急がれる〝所有者不明地″への対策
投稿日 : 2017年11月27日
日本の主要な全国紙5紙(朝日、産経、日経、毎日、読売)から、同じテーマについて論じた社説を選び、その論調を分かりやすく比較しながら紹介します。
朝日新聞:所有者不明地 縦割り排して対策急げ
日本経済新聞(日経):「迷子の土地」生かす法制度の整備急げ
登記の義務化含む土地対策を
毎日新聞:持ち主不明地 増加に歯止めかけよう
読売新聞:空き地活用策 地域の新たな「資源」にしたい
少子高齢化や人口減少の加速に伴い、所有者の分からない土地が急増し、大きな社会問題となりつつある。増田寛也元総務相が座長を務める民間研究会「所有者不明土地問題研究会」が10月末に公表した試算によると、2040年には所有者が不明の土地が全国で約720万ヘクタールに達し、これが原因で生じる経済損失額は40年までに6兆円規模に上ると推計した。2016年の推定面積は410万ヘクタールで九州を上回る規模だが、40年になると北海道本島(約780万ヘクタール)に迫る面積になる計算だ。

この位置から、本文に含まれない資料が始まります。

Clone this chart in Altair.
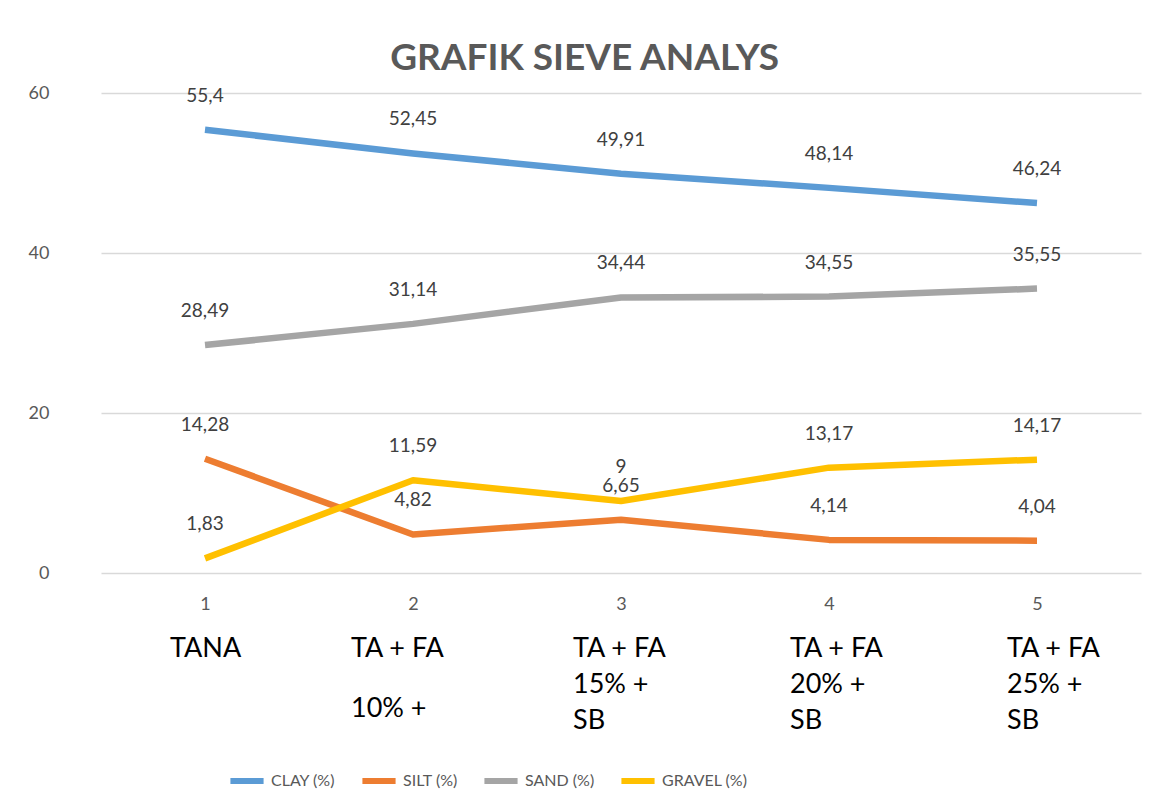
import altair as alt
import pandas as pd

categories = [1, 2, 3, 4, 5]
series_names = ["CLAY (%)", "SILT (%)", "SAND (%)", "GRAVEL (%)"]
clay = [55.4, 52.45, 49.91, 48.14, 46.24]
silt = [14.28, 4.82, 6.65, 4.14, 4.04]
sand = [28.49, 31.14, 34.44, 34.55, 35.55]
gravel = [1.83, 11.59, 9, 13.17, 14.17]
colors = ["#5B9BD5", "#ED7D31", "#A5A5A5", "#FFC000"]
sample_labels = ["TANA", "TA + FA\n10% +", "TA + FA\n15% +\nSB", "TA + FA\n20% +\nSB", "TA + FA\n25% +\nSB"]

# per-label text-box styling (horizontal offset, line spacing)
label_dx = [-35, -62, -48, -39, -30]
label_line_height = [36, 60, 36, 36, 36]

FONT = "Lato"
rows = []
for name, vals in zip(series_names, [clay, silt, sand, gravel]):
    for c, v in zip(categories, vals):
        rows.append({"cat": c, "series": name, "value": v,
                     "label": f"{v:g}".replace(".", ",")})
df = pd.DataFrame(rows)
lab_df = pd.DataFrame({"cat": categories, "text": sample_labels})

x = alt.X("cat:O", scale=alt.Scale(type="point", padding=0.5),
          axis=alt.Axis(title=None, labelAngle=0, ticks=False, domain=False,
                        labelFontSize=18, labelColor="#595959", labelFont=FONT,
                        labelPadding=22, grid=False))
y = alt.Y("value:Q", scale=alt.Scale(domain=[0, 60], nice=False),
          axis=alt.Axis(title=None, values=[0, 20, 40, 60], ticks=False, domain=False,
                        labelFontSize=18, labelColor="#595959", labelFont=FONT,
                        labelPadding=52, gridColor="#D9D9D9", gridWidth=1.5))
color = alt.Color("series:N", scale=alt.Scale(domain=series_names, range=colors),
                  legend=alt.Legend(title=None, orient="none", legendX=126, legendY=668,
                                    direction="horizontal", symbolType="stroke",
                                    symbolStrokeWidth=6, symbolSize=1100,
                                    labelFontSize=16, labelColor="#595959", labelFont=FONT,
                                    columnPadding=14, labelOffset=4))

lines = alt.Chart(df).mark_line(strokeWidth=6.5, strokeJoin="round").encode(
    x=x, y=y, color=color, order="cat:O")
texts = alt.Chart(df).mark_text(fontSize=19, color="#404040", font=FONT, dy=-34,
                                baseline="middle").encode(
    x=alt.X("cat:O"), y=alt.Y("value:Q"), text="label:N")

label_layers = []
for c, dx, lh in zip(categories, label_dx, label_line_height):
    label_layers.append(
        alt.Chart(lab_df).transform_filter(f"datum.cat == {c}").mark_text(
            fontSize=27, font=FONT, color="#000000", align="left", dx=dx,
            baseline="top", lineBreak="\n", lineHeight=lh).encode(
            x=alt.X("cat:O"), y=alt.value(543), text="text:N"))

chart = alt.layer(lines, texts, *label_layers).properties(
    width=1040, height=480,
    title=alt.Title("GRAFIK SIEVE ANALYS", fontSize=37, fontWeight="bold",
                    color="#595959", font=FONT, offset=6, anchor="middle",
                    frame="bounds"),
    padding={"left": 20, "top": 32, "right": 5, "bottom": 5},
).configure_view(stroke=None)

chart.save("out.html", embed_options={"renderer": "svg", "actions": False})
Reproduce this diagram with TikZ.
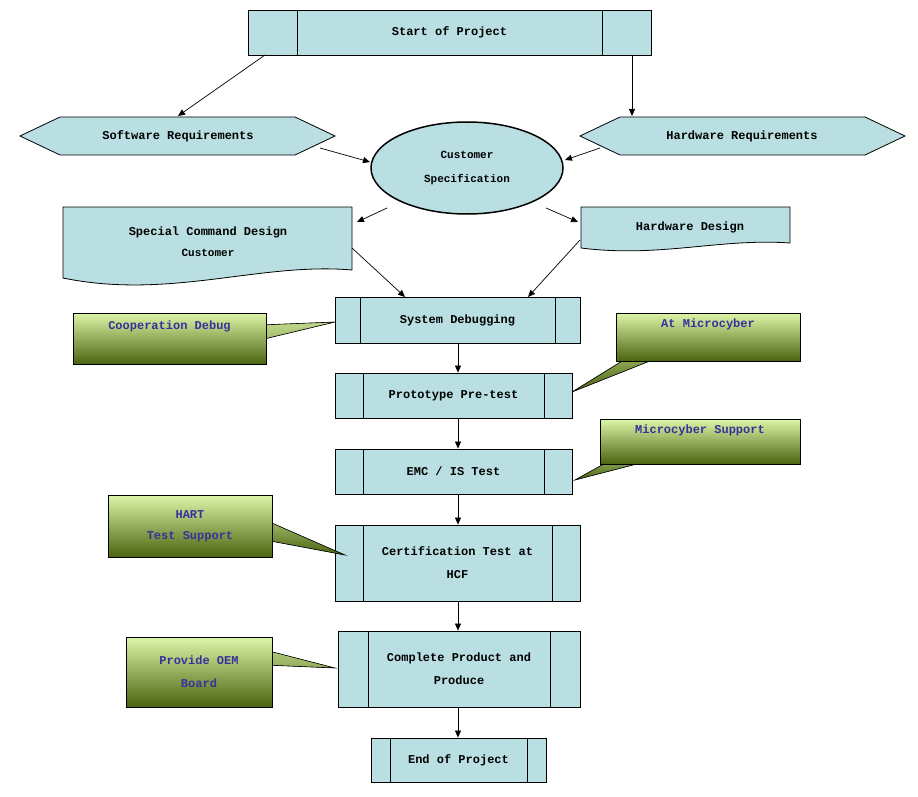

人口減少で活用されない土地が増えることの経済損失に加え、災害復旧、耕作放棄地の解消、空き家対策などに際して所有者を探すのに時間がかかり、多くの支障が出ている。政府は、今年6月に閣議決定した「骨太の方針2017」で、所有者不明地の有効活用に向けた法案の次期通常国会への提出を目指す方針を示した。
全国紙4紙(産経除く)は、この土地有者不明地問題を取り上げ、土地所有者の所在が分からなくなる最大の要因になっている不動産登記制度の問題点について論じるとともに、所有者不明でも土地の有効活用ができる法整備など実効性のある対策の早期実現を強く求めた。
■ 政府の総合的かつ抜本的な対策が不可欠
日経は6月15日と10月27日付の社説で、『迷子の土地』問題を取りあげ、「由々しき事態と言わざるを得ない」とし、現状では不動産登記が義務づけられていないため、管理の手間やコストを避けるために登録しない人がいるという実情を挙げつつ、税負担や手数料を大幅に軽減したうえで、不動産登記を義務化すべきだとした。さらに、土地所有権のあり方の再考など、政府に対し「総合的かつ抜本的な対策」を急ぐように求めた。日経は、こうした事態が深刻化した背景に、「土地に対する国民の意識の変化」があるとするとともに、「現在の不動産登記制度がずさんな点も問題を深刻にしている」と指摘した。明治、大正時代に登記されたままの土地がかなりあり、登記制度の空洞化を防ぐ有効な対策を講じてこなかった行政の責任にも言及している。
具体的対策として、不動産登記簿や固定資産税の課税台帳の照合による「土地情報の一元化」を図るよう求めている。また、所有者が不明の場合も土地を広く活用できる制度を創設すべきだとした。
■ 不動産登記の義務化の検討も
朝日(9月21日付)も、政府のこれまでの対応について国土交通省や農林水産省が災害復旧や林道整備などで部分的に対応してきたが「効果は十分にあがっていない」と指摘した。その上で、根本的な問題は土地の相続時に所有権の移転登記をしない人が少なくないことを挙げ、発生の予防策として「登記にかかる税金の軽減のほか、登記の義務化も選択肢になるだろう」と提言し、そのやり方や効果の有無、法的問題についての検討を急ぐよう求めた。
毎日(2月27日付)は、所有者不明地問題の深刻さが浮き彫りになった例として、福島第1原発事故後の対応を挙げ、中間貯蔵施設の建設が進む福島県内で計画に関連する登記簿上の土地所有者2360人のうち、連絡先が分からない人は全体の4分の1以上に上り、「地域防災や震災復興の壁になっている」と指摘した。空き家対策では2015年に「空き家対策特別措置法」が施行され、倒壊の恐れのある空き家は市町村が強制的に撤去できるようになっており、所有者不明地についても「行政の裁量で柔軟に利用できる仕組みを検討する余地はないか」と提起した。
読売(7月17日付)は、人口減少で増え続ける空き地や空き家を街づくりの『資源』と捉え、「地域を活性化するテコと位置付け、効果的な利用法を探る」ことを求め、所有者不明地の対策として受け皿作りを重視すべきだと指摘。しかし、国や自治体は行政目的での使用予定がない限り、原則として土地の寄付を受け付けておらず、土地が放置され、相続未登記のまま荒地となっているのが実情であるとし、読売は、適切な受け皿を作っていくためには、「行政と不動産業者、市民団体などが協議会を作り、街づくりの絵を描く」などの方策が必要だと強調した。